2005 war Florian Müller das große Talent im deutschen Fußball. Er gewann die erste Fritz-Walter-Medaille, doch dann folgte der Absturz. Heute kann er nicht mal mehr im Park kicken.
Wie haben Sie reagiert?
Ich hatte starke Schmerzen und wusste, dass es etwas Schlimmes ist. Als ich am nächsten Tag die Diagnose hatte, war es ein Schock. Aber gleichzeitig wusste ich, dass ein Kreuzbandriss ja inzwischen eine Standardverletzung ist und man ca. ein halbes Jahr nicht spielen kann. Insofern habe ich relativ schnell wieder den Fokus auf die Reha gesetzt. Mein Ziel war, ab der Sommervorbereitung wieder dabei zu sein.
Ein Jahr später rissen Sie sich wieder das Kreuzband, wieder im gleichen Knie.
Das war richtig übel. Es hatte zwar schon andere Spieler gegeben, die das überstanden hatten, aber bei mir war in der Reha von Anfang an der Wurm drin. Das Knie ist immer wieder dick geworden und hat geschmerzt. Ich war anderthalb Jahre in der Reha, aber es konnte mir keiner sagen, warum das Knie bei jeder Belastung so heftig reagierte.
War Ihnen klar, dass dies das Ende Ihrer Karriere ist?
Ich habe es noch mal probiert und einen neuen Vertrag für die dritte Liga unterschrieben, aber das Problem war, dass das Knie im Laufe der Woche immer dicker wurde. Ich habe es zunächst verdrängt und mir eingeredet, dass es wieder gut wird. Aber nach einem halben Jahr habe ich gemerkt: Es geht nicht mehr.
Gab es eine bestimmte Situation, in der Ihnen das klar wurde?
Bei einem Spiel hatte ich wieder sehr starke Schmerzen und das war für mich das Zeichen, aufzuhören.
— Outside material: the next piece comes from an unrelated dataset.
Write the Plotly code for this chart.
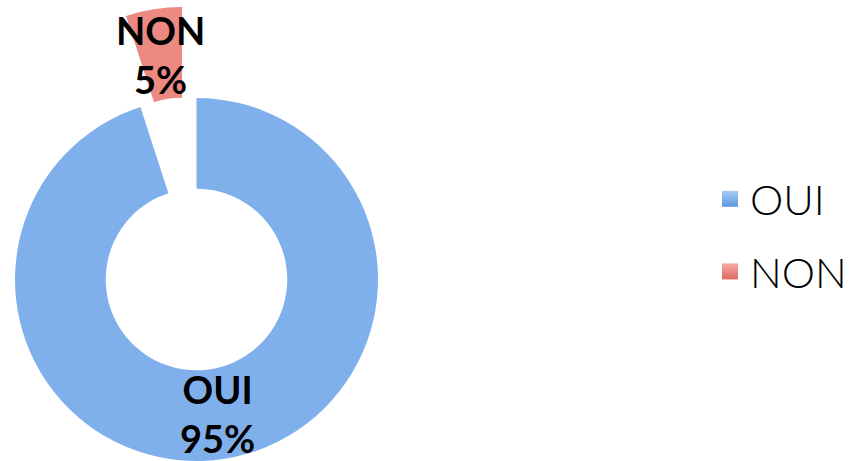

Ich konnte einfach nicht mehr die gleiche Leistung wie früher bringen. Es fehlten ein paar Prozent, um mithalten zu können. Und das frustriert einen nur, weil man ja einen gewissen Anspruch an sich selber hat.
Wie ging es nach dem Karriereende mit Ihnen weiter?
Meine Freundin und ich haben erst mal eine Weltreise für elf Monate gemacht. Es ging darum, rauszukommen und den Kopf frei zu bekommen. Wir sind mit dem Rucksack losgezogen und haben die Welt erforscht.
Hat es mit dem Abschalten geklappt?
Ich hätte gedacht, dass es einfacher wird. Die Reise war zwar eine gute Ablenkung, weil man andere Leute kennenlernt und tolle Erfahrungen macht, aber immer wenn wir Internet hatten, habe ich trotzdem nach den Ergebnissen geguckt. Ich war noch so im Fußball drin und wollte wissen, wie die Mannschaften spielen und wer die Tore schießt. Wenn man mit sechs anfängt und nichts anderes macht, als Fußball zu spielen, ist es schwer, komplett den Cut zu schaffen.
Ihr Karriereende ist drei Jahre her. Haben Sie mit dem, was Ihnen passiert ist, inzwischen abschließen können?
Noch nicht ganz. Dafür denke ich noch zu viel an alte Spiele und das, was man erlebt hat, zurück. Ich gucke auch nicht jeden Tag Fußball, weil da laufen noch zu viele herum, die ich selber kenne. Da denkt man: „Das könnte ich sein“. Aber langsam wird es besser.
Wer hat Ihnen geholfen, das alles zu verarbeiten?
Meine Freundin. Mit ihr habe ich viel darüber geredet. Aber ich war in der ersten Zeit schon sehr unangenehm, wahrscheinlich sogar unerträglich teilweise. Es gab Phasen, in denen ich alles in mich hineingefressen habe. Mit der Zeit wird es aber einfacher, wenn Fußball nicht mehr den hohen Stellenwert hat.
Was machen Sie heute?
Ich studiere seit April 2015 BWL in Berlin. Und ab November verbringe ich ein Auslandssemester in Australien. Außerdem bin ich letztes Jahr Vater geworden, sodass jetzt mein Sohn mein neuer Mittelpunkt ist und die Vergangenheit langsam verblasst.
Können Sie sich vorstellen, eines Tages mit Ihrem Sohn Fußball zu spielen?
Das Problem ist, dass mein Knie immer wieder dick wird und aktiv Fußball spielen deshalb nicht so richtig drin ist. Aber ein bisschen kicken mit meinem Neffen geht schon mal. Und wenn mein Sohn Fußball spielen möchte, werde ich ihn unterstützen. Trotz meiner Verletzungen sehe ich Fußball immer noch positiv.